Rather than merely attacking or reacting to the Middle East, Americans were for the first time interacting with it and on multiple levels—strategic, commercial, cultural, and scientific. And although their relations were not always mutually respectful or tension free, the people of the United States and those of the Middle East were participating in highly diverse and frequently fruitful contact. They had begun, however fitfully, to know one another.

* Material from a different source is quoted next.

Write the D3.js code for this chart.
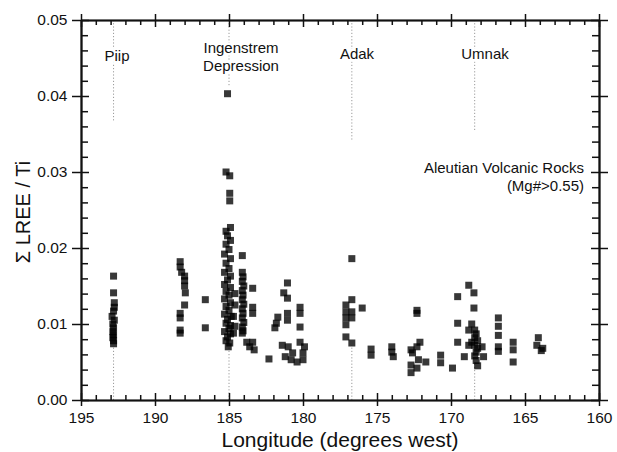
<!DOCTYPE html>
<html><head><meta charset="utf-8">
<script src="https://cdn.jsdelivr.net/npm/d3@7"></script>
<style>html,body{margin:0;padding:0;background:#fff;}svg{display:block;font-family:"Liberation Sans",Arial,Helvetica,sans-serif;}</style>
</head><body><svg id="c" width="617" height="452"></svg>
<script>
// ---- data (longitude °W, ΣLREE/Ti) ----
const piip = [[192.8,0.0163],[192.8,0.0141],[192.75,0.0128],[192.75,0.0122],[192.8,0.0117],[192.9,0.0110],[192.75,0.0105],[192.85,0.0100],[192.8,0.0095],[192.85,0.0090],[192.8,0.0086],[192.85,0.0082],[192.8,0.0078],[192.8,0.0074]];
const g188 = [[188.3,0.0182],[188.3,0.0175],[188.2,0.0168],[188.0,0.0163],[188.0,0.0157],[188.0,0.0150],[187.95,0.0141],[188.0,0.0125],[188.3,0.0114],[188.3,0.0108],[188.3,0.0092],[188.3,0.0088]];
const g186 = [[186.6,0.0132],[186.6,0.0095]];
const ingenstrem = [[185.1,0.0403],[185.2,0.0300],[184.95,0.0295],[184.95,0.0272],[184.95,0.0262],
 [184.9,0.0227],[185.2,0.0222],[185.1,0.0216],[184.9,0.0210],[185.2,0.0205],[185.0,0.0198],[185.3,0.0192],[184.9,0.0186],[185.2,0.0180],[185.0,0.0173],[185.3,0.0168],[184.9,0.0163],[185.1,0.0158],[185.3,0.0152],[184.9,0.0148],[185.2,0.0143],[185.0,0.0138],[185.3,0.0133],[184.9,0.0128],[185.2,0.0123],[185.0,0.0118],[185.3,0.0113],[184.85,0.0110],[185.1,0.0106],[185.2,0.0101],[184.9,0.0098],[185.0,0.0094],[185.3,0.0090],[184.9,0.0087],[185.1,0.0083],[185.2,0.0078],[184.95,0.0075],[185.05,0.0070],
 [184.6,0.0140],[184.6,0.0125],[184.7,0.0110],[184.6,0.0097],[184.7,0.0088]];
const g184 = [[184.1,0.0190],[184.1,0.0168],[184.05,0.0162],[184.1,0.0156],[184.0,0.0150],[184.1,0.0144],[184.05,0.0138],[184.1,0.0132],[184.0,0.0126],[184.1,0.0120],[184.05,0.0114],[184.1,0.0108],[184.0,0.0102],[184.1,0.0096],[184.05,0.0091],[184.1,0.0088],
 [183.4,0.0147],[183.4,0.0122],[183.4,0.0114],[183.8,0.0076],[183.4,0.0076],[183.3,0.0066],[183.6,0.0070]];
const g181 = [[182.3,0.0054],[181.05,0.0154],[181.3,0.0141],[181.05,0.0134],[181.05,0.0114],[181.05,0.0105],[181.7,0.0109],[181.8,0.0101],[181.9,0.0095],
 [180.2,0.0122],[180.2,0.0114],[180.2,0.0096],[181.4,0.0072],[181.0,0.0070],[180.7,0.0062],[180.4,0.0050],[180.2,0.0076],[179.9,0.0070],[180.0,0.0062],[180.0,0.0053],[181.2,0.0057],[180.8,0.0053]];
const adak = [[176.7,0.0186],[176.7,0.0132],[177.1,0.0125],[177.1,0.0116],[176.7,0.0116],[176.0,0.0121],[177.1,0.0108],[176.7,0.0108],[177.1,0.0099],[177.1,0.0083],[176.7,0.0075]];
const g174 = [[175.4,0.0067],[175.4,0.0059],[174.0,0.0070],[174.0,0.0063],[173.9,0.0057]];
const g172 = [[172.3,0.0118],[172.3,0.0114],[172.7,0.0066],[172.3,0.0070],[172.6,0.0062],[172.1,0.0076],[172.2,0.0053],[172.7,0.0046],[172.7,0.0036],[171.7,0.0050],[172.3,0.0042]];
const g170 = [[170.7,0.0059],[170.7,0.0049],[169.9,0.0042],[169.55,0.0136],[169.55,0.0101],[169.55,0.0076],[169.1,0.0057]];
const umnak = [[168.8,0.0151],[168.45,0.0141],[168.45,0.0121],[168.6,0.0100],[168.8,0.0092],[168.6,0.0076],[168.4,0.0092],[168.3,0.0087],[168.4,0.0082],[168.2,0.0078],[168.4,0.0072],[168.2,0.0068],[168.3,0.0063],[168.4,0.0058],[168.3,0.0052],[168.2,0.0045],[167.8,0.0057],[167.9,0.0070],[168.8,0.0072]];
const g166 = [[166.8,0.0108],[166.8,0.0097],[166.8,0.0085],[166.8,0.0070],[166.8,0.0064],[165.8,0.0076],[165.8,0.0066],[165.8,0.0050]];
const g164 = [[164.1,0.0082],[164.2,0.0072],[163.8,0.0068],[163.9,0.0065]];

const xMajor = [195,190,185,180,175,170,165,160];
const yMajor = [0,0.01,0.02,0.03,0.04,0.05];
const yTickLabels = ["0.00","0.01","0.02","0.03","0.04","0.05"];

// volcano reference lines: [name lines, longitude, top-segment end, bottom-segment end]
const volcanoNames = [["Piip"],["Ingenstrem","Depression"],["Adak"],["Umnak"]];
const volcanoLon = [192.8,185.0,176.7,168.4];
const volcanoTopEnd = [0.0366,0.0412,0.0340,0.0355];
const volcanoBotEnd = [0.0070,0.0070,0.0072,0.0050];
const noteLines = ["Aleutian Volcanic Rocks","(Mg#>0.55)"];

// ---- layout ----
const L=81,R=599,T=20,B=400;
const svg=d3.select("#c");
const x=d3.scaleLinear().domain([195,160]).range([L,R]);
const y=d3.scaleLinear().domain([0,0.05]).range([B,T]);

// reference dotted lines
const gl=svg.append("g").attr("stroke","#9a9a9a").attr("stroke-width",1).attr("stroke-dasharray","1.2,2");
volcanoLon.forEach((lon,i)=>{
  gl.append("line").attr("x1",x(lon)).attr("x2",x(lon)).attr("y1",y(0.05)).attr("y2",y(volcanoTopEnd[i]));
  gl.append("line").attr("x1",x(lon)).attr("x2",x(lon)).attr("y1",y(0)).attr("y2",y(volcanoBotEnd[i]));
});

// labels
const labX=[117,241,357,485], labY=[[61],[53,71],[59],[59]];
volcanoNames.forEach((lines,i)=>{
  lines.forEach((t,j)=>{
    svg.append("text").attr("x",labX[i]).attr("y",labY[i][j]).attr("text-anchor","middle")
      .attr("font-size",15).attr("fill","#111").attr("stroke","#fff").attr("stroke-width",5)
      .attr("paint-order","stroke").text(t);
  });
});
noteLines.forEach((t,j)=>{
  svg.append("text").attr("x",584).attr("y",173+j*18).attr("text-anchor","end")
    .attr("font-size",15).attr("fill","#111").text(t);
});

// points
const all=[].concat(piip,g188,g186,ingenstrem,g184,g181,adak,g174,g172,g170,umnak,g166,g164);
const s=7;
svg.append("g").selectAll("rect").data(all).join("rect")
  .attr("x",d=>x(d[0])-s/2).attr("y",d=>y(d[1])-s/2).attr("width",s).attr("height",s)
  .attr("fill","#000").attr("fill-opacity",0.78);

// axes
const xMinor=d3.range(160,196,1).filter(v=>v%5!==0);
const yMinor=d3.range(0,0.0501,0.002).filter(v=>Math.abs(v*100-Math.round(v*100))>1e-6);
function style(g){g.selectAll("path,line").attr("stroke","#111").attr("stroke-width",1.5);g.select(".domain").attr("stroke-width",1.6);}
const nolab=()=>"";
// bottom
svg.append("g").attr("transform",`translate(0,${B})`).call(d3.axisBottom(x).tickValues(xMajor).tickSize(6).tickSizeOuter(0).tickFormat(d3.format("d")))
 .call(g=>{style(g);g.selectAll("text").attr("font-size",15.5).attr("fill","#111").attr("dy","0.9em").attr("font-family","Liberation Sans, Arial, sans-serif");});
svg.append("g").attr("transform",`translate(0,${B})`).call(d3.axisBottom(x).tickValues(xMajor).tickSize(-7).tickSizeOuter(0).tickFormat(nolab)).call(style);
svg.append("g").attr("transform",`translate(0,${B})`).call(d3.axisBottom(x).tickValues(xMinor).tickSize(-5).tickSizeOuter(0).tickFormat(nolab)).call(style);
// top
svg.append("g").attr("transform",`translate(0,${T})`).call(d3.axisTop(x).tickValues(xMajor).tickSize(6).tickSizeOuter(0).tickFormat(nolab)).call(style);
svg.append("g").attr("transform",`translate(0,${T})`).call(d3.axisTop(x).tickValues(xMajor).tickSize(-7).tickSizeOuter(0).tickFormat(nolab)).call(style);
svg.append("g").attr("transform",`translate(0,${T})`).call(d3.axisTop(x).tickValues(xMinor).tickSize(-5).tickSizeOuter(0).tickFormat(nolab)).call(style);
// left
svg.append("g").attr("transform",`translate(${L},0)`).call(d3.axisLeft(y).tickValues(yMajor).tickSize(9).tickSizeOuter(0).tickFormat((d,i)=>yTickLabels[i]))
 .call(g=>{style(g);g.selectAll("text").attr("font-size",15.5).attr("fill","#111").attr("dx","-0.1em").attr("font-family","Liberation Sans, Arial, sans-serif");});
svg.append("g").attr("transform",`translate(${L},0)`).call(d3.axisLeft(y).tickValues(yMajor).tickSize(-8).tickSizeOuter(0).tickFormat(nolab)).call(style);
svg.append("g").attr("transform",`translate(${L},0)`).call(d3.axisLeft(y).tickValues(yMinor).tickSize(-7).tickSizeOuter(0).tickFormat(nolab)).call(style);
// right
svg.append("g").attr("transform",`translate(${R},0)`).call(d3.axisRight(y).tickValues(yMajor).tickSize(9).tickSizeOuter(0).tickFormat(nolab)).call(style);
svg.append("g").attr("transform",`translate(${R},0)`).call(d3.axisRight(y).tickValues(yMajor).tickSize(-8).tickSizeOuter(0).tickFormat(nolab)).call(style);
svg.append("g").attr("transform",`translate(${R},0)`).call(d3.axisRight(y).tickValues(yMinor).tickSize(-7).tickSizeOuter(0).tickFormat(nolab)).call(style);

// titles
svg.append("text").attr("x",(L+R)/2).attr("y",447).attr("text-anchor","middle").attr("font-size",21).attr("fill","#111").text("Longitude (degrees west)");
svg.append("text").attr("transform",`translate(30,212) rotate(-90)`).attr("text-anchor","middle").attr("font-size",20).attr("fill","#111").text("Σ LREE / Ti");
</script></body></html>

While relations between the United States and the Middle East intensified, the major themes of American involvement in the region—power, fantasy, and faith—also intermingled, clashing at times, but ultimately, irrevocably, merging. At home, however, Americans were growing asunder. Jefferson Davis would soon be elected the president of a newly seceded Confederacy. William Francis Lynch, enlisting as a captain in the Confederate navy, would find himself at war with David Dixon Porter and Uriah Levy, both of whom remained loyal to the Union. Edwin de Leon would also serve the Southern states, while Johann Steinbeck took up arms for the North. David Dorr would be severely wounded, fighting for emancipation in Georgia.16

The constitutionally joined nation, produced, in part, by America’s Middle East experience was tragically unraveling. The coming Civil War would alter the Republic in many and profound ways, yet it would also exert an enduring impact on peoples from Morocco to Syria to Anatolia. The region’s first Western-style universities would be built and the latest technologies introduced to help modernize traditional societies. Strife in the United States would also play a crucial role in the construction of the Suez Canal, which would influence the region’s politics for more than a century. While blue and gray battled over their country’s future, American soldiers, churchmen, and travelers together transformed the Middle East.